### Stated task:
Everything from the first line of the data below through the line that contains "0.21, 0.25, 0.29];" should be written out exactly, please, and nothing more; the pictures stay out.

### Dataset content:
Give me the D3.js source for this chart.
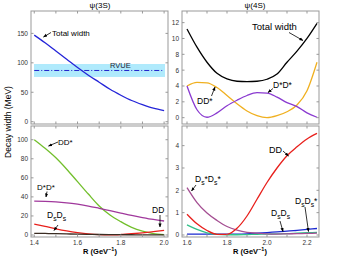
<!DOCTYPE html>
<html>
<head>
<meta charset="utf-8">
<script src="https://cdn.jsdelivr.net/npm/d3@7"></script>
<style>
  body { margin: 0; background: #fff; }
  text { font-family: "Liberation Sans", Arial, sans-serif; }
</style>
</head>
<body>
<script>
// data
const R3 = [1.4, 1.45, 1.5, 1.55, 1.6, 1.65, 1.7, 1.75, 1.8, 1.85, 1.9, 1.95, 2.0];
const R4 = [1.6, 1.65, 1.7, 1.75, 1.8, 1.85, 1.9, 1.95, 2.0, 2.05, 2.1, 2.15, 2.2, 2.25];

const total3S = [147, 134, 120, 106, 92, 79, 67, 55, 45, 36, 29, 23, 19];
const rvue = { mid: 87, lo: 76, hi: 98 };

const total4S = [11.2, 8.9, 7.0, 5.6, 4.9, 4.6, 4.55, 4.6, 4.85, 5.5, 7.0, 8.4, 10.0, 11.9];
const ddStar4S = [4.0, 4.45, 4.4, 3.8, 2.8, 1.75, 0.85, 0.25, 0.0, 0.25, 0.75, 1.6, 3.4, 7.0];
const dStarDStar4S = [4.0, 1.0, 0.05, 0.6, 1.5, 2.2, 2.8, 3.15, 3.1, 2.6, 1.9, 1.4, 0.6, 0.05];

const ddStar3S = [100, 91, 81, 69, 56, 43, 30.5, 21, 14, 8, 4, 1.5, 0.3];
const dStarDStar3S = [35.5, 35.3, 34.8, 33.8, 32.3, 30.4, 28, 25.5, 23, 20.5, 18.3, 16.3, 14.7];
const dd3S = [11.5, 9, 6.5, 4.3, 2.5, 1.1, 0.3, 0.1, 0.5, 1.3, 2.3, 3.5, 4.8];
const dsds3S = [1.8, 1.6, 1.4, 1.15, 0.9, 0.7, 0.5, 0.4, 0.3, 0.25, 0.2, 0.2, 0.2];

const dd4S = [0.93, 0.5, 0.2, 0.03, 0.03, 0.3, 0.85, 1.6, 2.35, 3.0, 3.55, 3.95, 4.3, 4.55];
const dsStarDsStar4S = [2.12, 1.45, 0.98, 0.65, 0.38, 0.22, 0.12, 0.08, 0.05, 0.04, 0.05, 0.06, 0.07, 0.08];
const dsDsStar4S = [0.45, 0.25, 0.1, 0.03, 0.01, 0.01, 0.02, 0.03, 0.04, 0.05, 0.06, 0.08, 0.1, 0.12];
const dsds4S = [0.04, 0.04, 0.04, 0.04, 0.04, 0.04, 0.05, 0.08, 0.11, 0.14, 0.17, 0.21, 0.25, 0.29];

const xTicks3 = [1.4, 1.6, 1.8, 2.0];
const xTicks4 = [1.6, 1.8, 2.0, 2.2];

const svg = d3.select('body').append('svg')
  .attr('width', 344)
  .attr('height', 258);

// panel boxes in pixels
const panels = {
  tl: { x0: 31, x1: 168, y0: 11, y1: 124, xd: [1.385, 2.018], yd: [-3.9, 188], yt: [0, 50, 100, 150], xm: 0.1 },
  tr: { x0: 182, x1: 319, y0: 11, y1: 124, xd: [1.575, 2.26], yd: [-0.8, 13.47], yt: [0, 2, 4, 6, 8, 10, 12], xm: 0.1 },
  bl: { x0: 31, x1: 168, y0: 126, y1: 237, xd: [1.385, 2.018], yd: [-2.1, 114.4], yt: [0, 20, 40, 60, 80, 100], xm: 0.1 },
  br: { x0: 182, x1: 319, y0: 126, y1: 237, xd: [1.575, 2.26], yd: [-0.09, 4.88], yt: [0, 1, 2, 3, 4], xm: 0.1 },
};

Object.values(panels).forEach(p => {
  p.x = d3.scaleLinear().domain(p.xd).range([p.x0, p.x1]);
  p.y = d3.scaleLinear().domain(p.yd).range([p.y1, p.y0]);
});

svg.append('defs').append('marker')
  .attr('id', 'arrow')
  .attr('viewBox', '0 0 10 10')
  .attr('refX', 9)
  .attr('refY', 5)
  .attr('markerWidth', 5)
  .attr('markerHeight', 5)
  .attr('orient', 'auto')
  .append('path')
  .attr('d', 'M0,1 L10,5 L0,9 Z')
  .attr('fill', '#000');

function frame(p, xLabels) {
  const g = svg.append('g');
  g.append('rect')
    .attr('x', p.x0).attr('y', p.y0)
    .attr('width', p.x1 - p.x0).attr('height', p.y1 - p.y0)
    .attr('fill', 'none').attr('stroke', '#999').attr('stroke-width', 1);

  // minor x ticks every 0.1, inside on top and bottom
  const xt = d3.range(Math.ceil(p.xd[0] * 10) / 10, p.xd[1], p.xm);
  xt.forEach(v => {
    const px = p.x(v);
    g.append('line').attr('x1', px).attr('x2', px).attr('y1', p.y1).attr('y2', p.y1 - 2.5).attr('stroke', '#999');
    g.append('line').attr('x1', px).attr('x2', px).attr('y1', p.y0).attr('y2', p.y0 + 2.5).attr('stroke', '#999');
  });
  p.yt.forEach(v => {
    const py = p.y(v);
    g.append('line').attr('x1', p.x0).attr('x2', p.x0 + 2.5).attr('y1', py).attr('y2', py).attr('stroke', '#999');
    g.append('line').attr('x1', p.x1).attr('x2', p.x1 - 2.5).attr('y1', py).attr('y2', py).attr('stroke', '#999');
    g.append('text')
      .attr('x', p.x0 - 3).attr('y', py + 2.4)
      .attr('text-anchor', 'end')
      .attr('font-size', 6.5)
      .attr('fill', '#333')
      .text(v);
  });
  if (xLabels) {
    xLabels.forEach(v => {
      g.append('text')
        .attr('x', p.x(v)).attr('y', p.y1 + 8)
        .attr('text-anchor', 'middle')
        .attr('font-size', 6.5)
        .attr('fill', '#333')
        .text(d3.format('.1f')(v));
    });
  }
}

function curve(p, xs, ys, color, width) {
  const line = d3.line()
    .x((d, i) => p.x(xs[i]))
    .y(d => p.y(d))
    .curve(d3.curveMonotoneX);
  svg.append('path')
    .datum(ys)
    .attr('fill', 'none')
    .attr('stroke', color)
    .attr('stroke-width', width || 1.3)
    .attr('d', line);
}

function arrow(x1, y1, x2, y2) {
  svg.append('line')
    .attr('x1', x1).attr('y1', y1).attr('x2', x2).attr('y2', y2)
    .attr('stroke', '#000').attr('stroke-width', 0.8)
    .attr('marker-end', 'url(#arrow)');
}

function label(x, y, parts, size) {
  // parts: [text, 'sub'|'up'|null]
  const t = svg.append('text')
    .attr('x', x).attr('y', y)
    .attr('font-size', size || 8);
  parts.forEach(([s, kind]) => {
    const ts = t.append('tspan').text(s);
    if (kind === 'sub') ts.attr('dy', 3).attr('font-size', (size || 8) * 0.8);
    if (kind === 'up') ts.attr('dy', -3);
  });
  return t;
}

// ---- top left: psi(3S)
const tl = panels.tl;
svg.append('rect')
  .attr('x', tl.x0 + 3).attr('width', tl.x1 - tl.x0 - 6)
  .attr('y', tl.y(rvue.hi)).attr('height', tl.y(rvue.lo) - tl.y(rvue.hi))
  .attr('fill', '#b0eafc');
svg.append('line')
  .attr('x1', tl.x(1.4)).attr('x2', tl.x(2.0))
  .attr('y1', tl.y(rvue.mid)).attr('y2', tl.y(rvue.mid))
  .attr('stroke', '#2222cc').attr('stroke-width', 1)
  .attr('stroke-dasharray', '5,2,1,2');
curve(tl, R3, total3S, '#2424d8');
frame(tl);
label(52, 36, [['Total width']], 8);
arrow(51, 32.5, 43.5, 37);
svg.append('text').attr('x', 110).attr('y', 68.3).attr('font-size', 7.5).attr('fill', '#223').text('RVUE');

// ---- top right: psi(4S)
const tr = panels.tr;
curve(tr, R4, total4S, '#000');
curve(tr, R4, ddStar4S, '#f0b020');
curve(tr, R4, dStarDStar4S, '#8a3ad0');
frame(tr);
label(252, 30, [['Total width']], 9.5);
arrow(289, 32.5, 303, 40.5);
label(197, 104, [['DD*']], 8.5);
arrow(211.5, 96, 215, 87);
label(273, 88, [['D*D*']], 8.5);
arrow(273, 88.5, 268, 92.5);

// ---- bottom left
const bl = panels.bl;
curve(bl, R3, ddStar3S, '#72bf2c');
curve(bl, R3, dStarDStar3S, '#a0389c');
curve(bl, R3, dd3S, '#e8201c');
curve(bl, R3, dsds3S, '#3a2c22');
frame(bl, xTicks3);
label(58, 144.5, [['DD*']], 8);
arrow(58, 142, 48.5, 146);
label(37, 190, [['D*D*']], 8);
arrow(47, 191.5, 46, 197);
label(47, 218, [['D'], ['s', 'sub'], ['D', 'up'], ['s', 'sub']], 8.5);
arrow(58, 225, 54, 230.5);
label(152, 213, [['DD']], 8.5);
arrow(160, 215, 160, 227);

// ---- bottom right
const br = panels.br;
curve(br, R4, dsds4S, '#1a28d0');
curve(br, R4, dsDsStar4S, '#30c088');
curve(br, R4, dsStarDsStar4S, '#a44e92');
curve(br, R4, dd4S, '#e8201c');
frame(br, xTicks4);
label(269, 152.5, [['DD']], 9);
arrow(283, 151, 288.5, 156);
label(195, 182, [['D'], ['s', 'sub'], ['*D', 'up'], ['s', 'sub'], ['*', 'up']], 8.5);
arrow(196, 185, 191.5, 191);
label(271, 216, [['D'], ['s', 'sub'], ['D', 'up'], ['s', 'sub']], 8.5);
arrow(280, 221, 283, 231.5);
label(295, 204, [['D'], ['s', 'sub'], ['D', 'up'], ['s', 'sub'], ['*', 'up']], 8.5);
arrow(305, 207, 308.5, 231.5);

// titles and axis labels
svg.append('text').attr('x', 100).attr('y', 8).attr('text-anchor', 'middle').attr('font-size', 8).text('ψ(3S)');
svg.append('text').attr('x', 255).attr('y', 8).attr('text-anchor', 'middle').attr('font-size', 8).text('ψ(4S)');

svg.append('text')
  .attr('transform', 'translate(11,122) rotate(-90)')
  .attr('text-anchor', 'middle')
  .attr('font-size', 8.5)
  .text('Decay width (MeV)');

[100, 250].forEach(cx => {
  const t = svg.append('text')
    .attr('x', cx).attr('y', 254)
    .attr('text-anchor', 'middle')
    .attr('font-size', 7.5)
    .attr('font-weight', 'bold');
  t.append('tspan').text('R (GeV');
  t.append('tspan').attr('dy', -3).attr('font-size', 5.5).text('−1');
  t.append('tspan').attr('dy', 3).text(')');
});
</script>
</body>
</html>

### Correct result:
Give me the D3.js source for this chart.
<!DOCTYPE html>
<html>
<head>
<meta charset="utf-8">
<script src="https://cdn.jsdelivr.net/npm/d3@7"></script>
<style>
  body { margin: 0; background: #fff; }
  text { font-family: "Liberation Sans", Arial, sans-serif; }
</style>
</head>
<body>
<script>
// data
const R3 = [1.4, 1.45, 1.5, 1.55, 1.6, 1.65, 1.7, 1.75, 1.8, 1.85, 1.9, 1.95, 2.0];
const R4 = [1.6, 1.65, 1.7, 1.75, 1.8, 1.85, 1.9, 1.95, 2.0, 2.05, 2.1, 2.15, 2.2, 2.25];

const total3S = [147, 134, 120, 106, 92, 79, 67, 55, 45, 36, 29, 23, 19];
const rvue = { mid: 87, lo: 76, hi: 98 };

const total4S = [11.2, 8.9, 7.0, 5.6, 4.9, 4.6, 4.55, 4.6, 4.85, 5.5, 7.0, 8.4, 10.0, 11.9];
const ddStar4S = [4.0, 4.45, 4.4, 3.8, 2.8, 1.75, 0.85, 0.25, 0.0, 0.25, 0.75, 1.6, 3.4, 7.0];
const dStarDStar4S = [4.0, 1.0, 0.05, 0.6, 1.5, 2.2, 2.8, 3.15, 3.1, 2.6, 1.9, 1.4, 0.6, 0.05];

const ddStar3S = [100, 91, 81, 69, 56, 43, 30.5, 21, 14, 8, 4, 1.5, 0.3];
const dStarDStar3S = [35.5, 35.3, 34.8, 33.8, 32.3, 30.4, 28, 25.5, 23, 20.5, 18.3, 16.3, 14.7];
const dd3S = [11.5, 9, 6.5, 4.3, 2.5, 1.1, 0.3, 0.1, 0.5, 1.3, 2.3, 3.5, 4.8];
const dsds3S = [1.8, 1.6, 1.4, 1.15, 0.9, 0.7, 0.5, 0.4, 0.3, 0.25, 0.2, 0.2, 0.2];

const dd4S = [0.93, 0.5, 0.2, 0.03, 0.03, 0.3, 0.85, 1.6, 2.35, 3.0, 3.55, 3.95, 4.3, 4.55];
const dsStarDsStar4S = [2.12, 1.45, 0.98, 0.65, 0.38, 0.22, 0.12, 0.08, 0.05, 0.04, 0.05, 0.06, 0.07, 0.08];
const dsDsStar4S = [0.45, 0.25, 0.1, 0.03, 0.01, 0.01, 0.02, 0.03, 0.04, 0.05, 0.06, 0.08, 0.1, 0.12];
const dsds4S = [0.04, 0.04, 0.04, 0.04, 0.04, 0.04, 0.05, 0.08, 0.11, 0.14, 0.17, 0.21, 0.25, 0.29];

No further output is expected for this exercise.